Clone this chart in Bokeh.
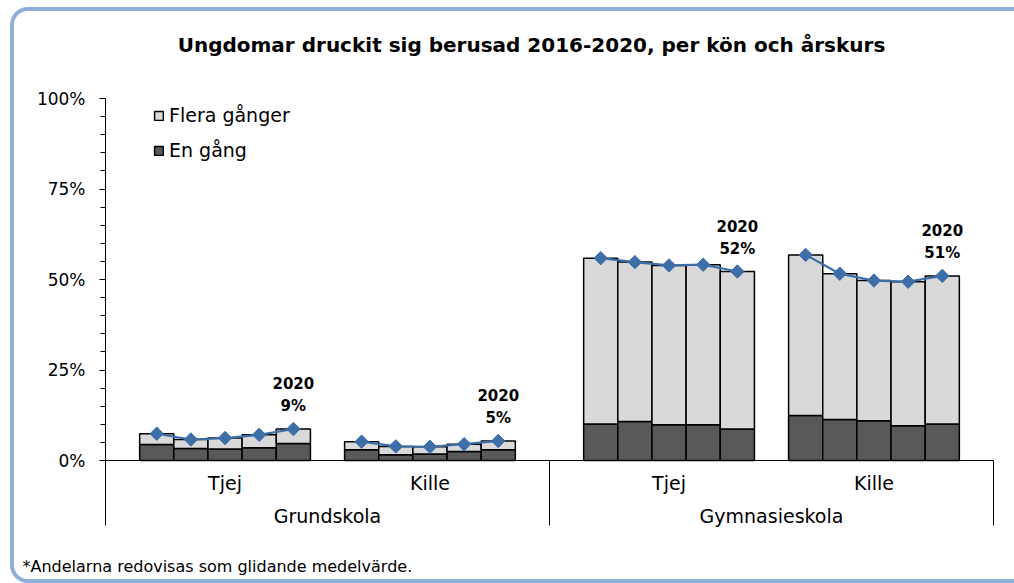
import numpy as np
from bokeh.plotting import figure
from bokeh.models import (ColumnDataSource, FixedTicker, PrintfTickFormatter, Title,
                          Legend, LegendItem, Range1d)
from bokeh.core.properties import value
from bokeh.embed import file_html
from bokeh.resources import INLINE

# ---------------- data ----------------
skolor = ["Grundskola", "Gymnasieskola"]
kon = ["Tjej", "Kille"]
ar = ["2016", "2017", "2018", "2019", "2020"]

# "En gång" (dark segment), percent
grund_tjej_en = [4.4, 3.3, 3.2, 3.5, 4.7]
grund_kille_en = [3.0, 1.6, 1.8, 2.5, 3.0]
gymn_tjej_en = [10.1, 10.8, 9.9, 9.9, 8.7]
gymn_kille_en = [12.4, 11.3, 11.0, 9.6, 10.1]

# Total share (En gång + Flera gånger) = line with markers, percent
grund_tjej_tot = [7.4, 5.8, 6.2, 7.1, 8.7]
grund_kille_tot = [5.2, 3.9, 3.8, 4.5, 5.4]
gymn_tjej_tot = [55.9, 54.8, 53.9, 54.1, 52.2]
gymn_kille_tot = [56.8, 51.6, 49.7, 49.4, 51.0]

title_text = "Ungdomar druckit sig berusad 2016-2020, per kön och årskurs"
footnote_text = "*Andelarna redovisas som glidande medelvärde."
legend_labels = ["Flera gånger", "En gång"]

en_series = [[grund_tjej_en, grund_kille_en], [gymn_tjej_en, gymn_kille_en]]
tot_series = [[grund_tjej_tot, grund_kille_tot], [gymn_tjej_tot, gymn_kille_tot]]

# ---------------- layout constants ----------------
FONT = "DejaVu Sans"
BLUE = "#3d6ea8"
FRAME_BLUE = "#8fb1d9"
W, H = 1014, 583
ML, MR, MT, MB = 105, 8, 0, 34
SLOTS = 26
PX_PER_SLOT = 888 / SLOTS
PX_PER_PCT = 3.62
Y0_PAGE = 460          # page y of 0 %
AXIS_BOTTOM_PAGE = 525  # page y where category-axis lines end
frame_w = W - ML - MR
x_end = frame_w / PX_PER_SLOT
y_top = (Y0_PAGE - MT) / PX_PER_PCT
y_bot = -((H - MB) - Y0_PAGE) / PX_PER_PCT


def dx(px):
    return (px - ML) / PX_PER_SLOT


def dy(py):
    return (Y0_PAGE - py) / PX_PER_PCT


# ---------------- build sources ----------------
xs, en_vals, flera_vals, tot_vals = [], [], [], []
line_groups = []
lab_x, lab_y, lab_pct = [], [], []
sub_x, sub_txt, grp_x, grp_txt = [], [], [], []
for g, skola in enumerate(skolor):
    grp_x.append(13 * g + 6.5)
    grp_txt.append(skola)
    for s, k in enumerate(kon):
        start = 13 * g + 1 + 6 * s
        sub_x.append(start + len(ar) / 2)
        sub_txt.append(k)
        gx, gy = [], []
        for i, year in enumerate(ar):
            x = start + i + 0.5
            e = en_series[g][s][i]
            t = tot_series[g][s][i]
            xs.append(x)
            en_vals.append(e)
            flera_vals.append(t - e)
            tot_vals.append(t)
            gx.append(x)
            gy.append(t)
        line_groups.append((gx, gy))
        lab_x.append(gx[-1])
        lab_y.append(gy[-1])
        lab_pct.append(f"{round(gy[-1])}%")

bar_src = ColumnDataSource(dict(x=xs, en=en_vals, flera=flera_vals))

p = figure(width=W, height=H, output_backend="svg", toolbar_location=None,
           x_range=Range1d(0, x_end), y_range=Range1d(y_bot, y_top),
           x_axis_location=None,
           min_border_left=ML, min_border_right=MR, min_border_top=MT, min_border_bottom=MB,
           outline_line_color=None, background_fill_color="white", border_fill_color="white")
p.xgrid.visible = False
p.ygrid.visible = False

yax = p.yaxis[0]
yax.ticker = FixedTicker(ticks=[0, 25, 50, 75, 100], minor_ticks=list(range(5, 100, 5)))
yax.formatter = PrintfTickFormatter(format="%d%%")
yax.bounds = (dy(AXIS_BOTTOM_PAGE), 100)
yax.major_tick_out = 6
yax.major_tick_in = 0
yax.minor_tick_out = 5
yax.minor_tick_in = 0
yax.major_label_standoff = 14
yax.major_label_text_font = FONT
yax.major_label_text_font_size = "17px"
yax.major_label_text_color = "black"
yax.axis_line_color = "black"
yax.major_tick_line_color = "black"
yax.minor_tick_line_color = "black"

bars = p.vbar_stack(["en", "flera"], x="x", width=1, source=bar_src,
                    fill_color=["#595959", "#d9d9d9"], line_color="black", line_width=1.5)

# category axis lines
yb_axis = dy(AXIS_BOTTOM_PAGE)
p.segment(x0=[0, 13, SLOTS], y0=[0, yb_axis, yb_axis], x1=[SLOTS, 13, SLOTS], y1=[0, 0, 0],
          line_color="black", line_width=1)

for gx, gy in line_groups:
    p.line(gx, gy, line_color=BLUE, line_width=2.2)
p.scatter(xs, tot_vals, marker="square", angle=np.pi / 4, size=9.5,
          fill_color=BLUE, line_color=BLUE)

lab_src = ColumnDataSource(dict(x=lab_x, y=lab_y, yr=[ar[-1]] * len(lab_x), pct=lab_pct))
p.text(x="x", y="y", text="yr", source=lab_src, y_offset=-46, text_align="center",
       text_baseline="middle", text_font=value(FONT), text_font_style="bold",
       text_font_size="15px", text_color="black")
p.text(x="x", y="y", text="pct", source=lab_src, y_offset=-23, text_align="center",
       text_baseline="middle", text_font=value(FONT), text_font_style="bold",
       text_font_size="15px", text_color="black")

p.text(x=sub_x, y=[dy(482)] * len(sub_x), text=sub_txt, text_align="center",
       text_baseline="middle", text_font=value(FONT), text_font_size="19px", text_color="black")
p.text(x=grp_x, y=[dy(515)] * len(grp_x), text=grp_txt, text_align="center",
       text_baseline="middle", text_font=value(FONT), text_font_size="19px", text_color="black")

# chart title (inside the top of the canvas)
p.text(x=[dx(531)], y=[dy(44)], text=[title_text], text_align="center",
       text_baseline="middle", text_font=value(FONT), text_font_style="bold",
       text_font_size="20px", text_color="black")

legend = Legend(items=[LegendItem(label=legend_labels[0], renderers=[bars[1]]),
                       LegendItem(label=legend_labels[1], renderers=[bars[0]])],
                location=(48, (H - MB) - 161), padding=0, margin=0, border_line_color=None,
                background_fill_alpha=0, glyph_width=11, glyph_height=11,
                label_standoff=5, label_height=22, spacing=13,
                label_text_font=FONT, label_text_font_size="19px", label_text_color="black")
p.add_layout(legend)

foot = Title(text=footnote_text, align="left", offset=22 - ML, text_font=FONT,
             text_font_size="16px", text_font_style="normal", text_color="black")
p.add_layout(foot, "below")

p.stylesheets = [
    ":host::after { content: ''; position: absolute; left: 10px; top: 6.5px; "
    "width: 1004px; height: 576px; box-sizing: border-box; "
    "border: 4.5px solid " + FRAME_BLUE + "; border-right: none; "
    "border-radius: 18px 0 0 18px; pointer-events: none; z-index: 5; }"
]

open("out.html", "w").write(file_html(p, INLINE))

• Exercise prompt: Reproduce the material above from its first line through the line containing "gymn_kille_en = [12.4, 11.3, 11.0, 9.6, 10.1]", both ends included, and skip every picture.

• Reply to the task:
Clone this chart in Bokeh.
import numpy as np
from bokeh.plotting import figure
from bokeh.models import (ColumnDataSource, FixedTicker, PrintfTickFormatter, Title,
                          Legend, LegendItem, Range1d)
from bokeh.core.properties import value
from bokeh.embed import file_html
from bokeh.resources import INLINE

# ---------------- data ----------------
skolor = ["Grundskola", "Gymnasieskola"]
kon = ["Tjej", "Kille"]
ar = ["2016", "2017", "2018", "2019", "2020"]

# "En gång" (dark segment), percent
grund_tjej_en = [4.4, 3.3, 3.2, 3.5, 4.7]
grund_kille_en = [3.0, 1.6, 1.8, 2.5, 3.0]
gymn_tjej_en = [10.1, 10.8, 9.9, 9.9, 8.7]
gymn_kille_en = [12.4, 11.3, 11.0, 9.6, 10.1]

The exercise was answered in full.